— Start SUPPLIED MATERIAL —
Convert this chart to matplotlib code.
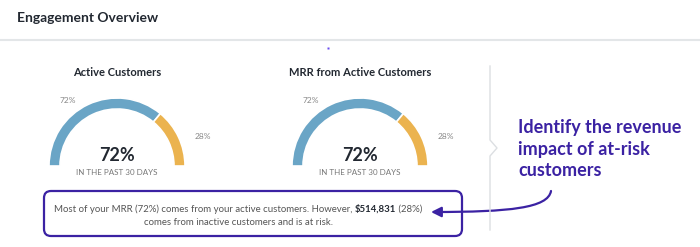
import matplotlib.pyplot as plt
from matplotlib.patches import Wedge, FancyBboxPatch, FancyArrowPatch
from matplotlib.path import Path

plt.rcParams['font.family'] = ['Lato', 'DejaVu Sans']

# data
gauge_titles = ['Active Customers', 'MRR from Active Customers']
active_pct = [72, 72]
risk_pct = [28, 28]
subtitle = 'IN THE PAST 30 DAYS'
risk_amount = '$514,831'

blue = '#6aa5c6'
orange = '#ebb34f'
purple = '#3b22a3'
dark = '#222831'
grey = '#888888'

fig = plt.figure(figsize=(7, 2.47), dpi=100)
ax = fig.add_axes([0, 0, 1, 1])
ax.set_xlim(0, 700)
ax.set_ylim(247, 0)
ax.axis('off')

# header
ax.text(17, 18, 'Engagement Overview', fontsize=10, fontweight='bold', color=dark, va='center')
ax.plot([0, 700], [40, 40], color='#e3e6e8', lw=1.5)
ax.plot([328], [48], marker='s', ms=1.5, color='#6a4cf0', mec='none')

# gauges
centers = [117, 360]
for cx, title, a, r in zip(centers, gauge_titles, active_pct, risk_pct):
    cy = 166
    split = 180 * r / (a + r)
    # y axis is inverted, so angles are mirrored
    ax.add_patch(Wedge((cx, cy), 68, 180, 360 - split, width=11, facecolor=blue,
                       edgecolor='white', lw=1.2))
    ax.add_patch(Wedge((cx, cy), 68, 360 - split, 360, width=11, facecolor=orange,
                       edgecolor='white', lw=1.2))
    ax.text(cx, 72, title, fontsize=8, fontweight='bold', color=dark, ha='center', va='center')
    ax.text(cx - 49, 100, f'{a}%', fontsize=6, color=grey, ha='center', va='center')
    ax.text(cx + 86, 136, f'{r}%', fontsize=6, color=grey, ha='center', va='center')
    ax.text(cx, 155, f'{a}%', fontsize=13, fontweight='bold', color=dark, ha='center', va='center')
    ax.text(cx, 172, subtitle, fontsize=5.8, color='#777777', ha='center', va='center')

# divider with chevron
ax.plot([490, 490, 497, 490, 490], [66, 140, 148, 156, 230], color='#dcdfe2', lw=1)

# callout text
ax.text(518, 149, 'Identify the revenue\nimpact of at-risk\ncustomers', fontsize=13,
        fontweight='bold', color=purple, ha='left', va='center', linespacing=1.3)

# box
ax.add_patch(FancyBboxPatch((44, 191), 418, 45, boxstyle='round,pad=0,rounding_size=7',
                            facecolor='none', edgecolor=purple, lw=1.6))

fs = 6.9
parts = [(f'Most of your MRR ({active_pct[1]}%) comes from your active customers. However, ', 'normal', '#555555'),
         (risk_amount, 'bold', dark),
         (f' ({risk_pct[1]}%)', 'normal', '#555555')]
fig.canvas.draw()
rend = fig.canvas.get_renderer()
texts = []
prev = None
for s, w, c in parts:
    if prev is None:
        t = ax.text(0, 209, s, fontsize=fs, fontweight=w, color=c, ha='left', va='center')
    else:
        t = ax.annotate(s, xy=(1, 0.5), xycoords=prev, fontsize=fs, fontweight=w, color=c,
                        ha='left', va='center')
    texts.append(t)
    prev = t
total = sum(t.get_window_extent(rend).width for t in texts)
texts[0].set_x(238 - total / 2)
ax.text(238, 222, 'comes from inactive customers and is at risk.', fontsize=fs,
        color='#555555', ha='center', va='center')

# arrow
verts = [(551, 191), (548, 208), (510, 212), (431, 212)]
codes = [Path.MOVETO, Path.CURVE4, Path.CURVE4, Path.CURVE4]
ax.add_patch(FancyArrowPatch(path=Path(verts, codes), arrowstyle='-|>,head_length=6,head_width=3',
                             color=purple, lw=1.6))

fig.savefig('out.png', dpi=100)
— End SUPPLIED MATERIAL —
▸ **WORK REQUIRED**
Copy nothing but the lines from the top of the material through the line holding "ms=1.5, color='#6a4cf0', mec='none')", exactly as written; omit pictures.

▸ **EXERCISE ANSWER**
Convert this chart to matplotlib code.
import matplotlib.pyplot as plt
from matplotlib.patches import Wedge, FancyBboxPatch, FancyArrowPatch
from matplotlib.path import Path

plt.rcParams['font.family'] = ['Lato', 'DejaVu Sans']

# data
gauge_titles = ['Active Customers', 'MRR from Active Customers']
active_pct = [72, 72]
risk_pct = [28, 28]
subtitle = 'IN THE PAST 30 DAYS'
risk_amount = '$514,831'

blue = '#6aa5c6'
orange = '#ebb34f'
purple = '#3b22a3'
dark = '#222831'
grey = '#888888'

fig = plt.figure(figsize=(7, 2.47), dpi=100)
ax = fig.add_axes([0, 0, 1, 1])
ax.set_xlim(0, 700)
ax.set_ylim(247, 0)
ax.axis('off')

# header
ax.text(17, 18, 'Engagement Overview', fontsize=10, fontweight='bold', color=dark, va='center')
ax.plot([0, 700], [40, 40], color='#e3e6e8', lw=1.5)
ax.plot([328], [48], marker='s', ms=1.5, color='#6a4cf0', mec='none')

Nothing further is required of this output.